The United Autoworkers–affiliated labor organization has since called on Harvard to end the practice. And because contract negotiations can take a while, the union wants Harvard to do so even before it agrees to its first contract with the university. Harvard administrators, however, have said they won’t deal with the issue outside the official collective bargaining process—and even then, they haven’t said they’ll concede.
The university acknowledges that its refusal could mean more faculty are pushed out while bargaining drags on for an undetermined period of time.
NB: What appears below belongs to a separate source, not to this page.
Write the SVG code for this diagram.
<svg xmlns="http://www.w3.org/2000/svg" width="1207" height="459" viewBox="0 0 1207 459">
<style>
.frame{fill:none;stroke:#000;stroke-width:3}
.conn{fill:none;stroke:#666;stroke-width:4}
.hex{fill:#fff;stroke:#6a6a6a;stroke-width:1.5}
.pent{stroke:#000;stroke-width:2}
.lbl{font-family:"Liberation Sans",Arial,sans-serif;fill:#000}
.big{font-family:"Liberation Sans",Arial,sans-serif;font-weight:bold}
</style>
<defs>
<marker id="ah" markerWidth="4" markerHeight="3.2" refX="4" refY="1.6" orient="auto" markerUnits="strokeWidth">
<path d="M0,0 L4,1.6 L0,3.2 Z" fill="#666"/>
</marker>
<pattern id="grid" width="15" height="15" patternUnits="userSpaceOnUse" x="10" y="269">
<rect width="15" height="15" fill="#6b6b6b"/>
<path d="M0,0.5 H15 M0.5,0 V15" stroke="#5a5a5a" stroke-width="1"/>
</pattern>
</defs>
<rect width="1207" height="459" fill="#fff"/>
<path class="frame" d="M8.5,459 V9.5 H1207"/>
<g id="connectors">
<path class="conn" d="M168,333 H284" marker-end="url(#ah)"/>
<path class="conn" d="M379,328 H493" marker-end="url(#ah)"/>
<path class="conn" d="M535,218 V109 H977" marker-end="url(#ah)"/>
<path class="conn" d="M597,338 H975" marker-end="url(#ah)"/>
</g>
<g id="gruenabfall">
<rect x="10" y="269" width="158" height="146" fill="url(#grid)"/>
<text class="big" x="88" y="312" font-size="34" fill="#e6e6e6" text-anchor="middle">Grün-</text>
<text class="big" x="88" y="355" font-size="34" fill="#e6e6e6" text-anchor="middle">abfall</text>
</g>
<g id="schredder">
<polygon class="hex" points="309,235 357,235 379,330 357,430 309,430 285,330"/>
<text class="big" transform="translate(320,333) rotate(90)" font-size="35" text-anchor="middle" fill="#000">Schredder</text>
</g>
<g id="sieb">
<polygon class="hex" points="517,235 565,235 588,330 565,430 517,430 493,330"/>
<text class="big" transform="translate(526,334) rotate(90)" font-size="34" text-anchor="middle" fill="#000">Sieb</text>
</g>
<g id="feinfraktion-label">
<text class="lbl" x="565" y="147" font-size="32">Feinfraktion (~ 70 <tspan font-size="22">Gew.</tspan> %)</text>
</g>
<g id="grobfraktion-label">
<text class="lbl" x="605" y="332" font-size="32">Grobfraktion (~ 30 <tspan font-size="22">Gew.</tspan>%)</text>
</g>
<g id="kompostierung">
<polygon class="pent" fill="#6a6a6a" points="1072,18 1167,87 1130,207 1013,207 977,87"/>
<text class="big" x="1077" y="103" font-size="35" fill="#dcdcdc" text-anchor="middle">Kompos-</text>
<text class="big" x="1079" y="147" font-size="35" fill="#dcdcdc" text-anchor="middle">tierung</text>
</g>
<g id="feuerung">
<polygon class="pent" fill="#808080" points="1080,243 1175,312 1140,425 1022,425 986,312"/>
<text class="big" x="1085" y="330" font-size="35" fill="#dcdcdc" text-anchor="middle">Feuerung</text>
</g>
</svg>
“We understand that during the negotiations of this first contract certain members of the bargaining unit may ‘time out’ under the current policies, but we do not see this as a compelling reason to suspend current rules or to deviate from maintaining the status quo while we negotiate our first contract,” officials said in a Sept. 27 letter to the union’s negotiating team. “Turnover within a unit during bargaining is not unusual.”
Last week, the Time Caps Working Group, an organization of non-tenure-track faculty and others, released the results of a survey showing that respondents “overwhelmingly” support ending the practice. The union and members of the group released the survey at a news conference and called for lifting the cap now.
“I have eight months left and then I will be fired,” said Lisa Gulesserian, who teaches Armenian language and culture. But the push to stop the policy isn’t just about saving the jobs of people like her, she said; the turnover harms students, who lose mentors and recommendation letter writers in addition to teachers. She argued that the university’s desire to address the issue only in collective bargaining ignores the fact that it is, fundamentally, an educational policy.
The Time Caps Working Group said no other Ivy League institution has such a policy, though others have pointed to similar, if less expansive, policies at Princeton and Yale.
“We’re not asking for tenure,” Gulesserian said. “What we’re asking for is renewable contracts based on department need and performance of the person in that position.”
Feldman added, “The families who send their children to Harvard, they wouldn’t accept this in a K-12 situation. And they shouldn’t accept this in higher education.”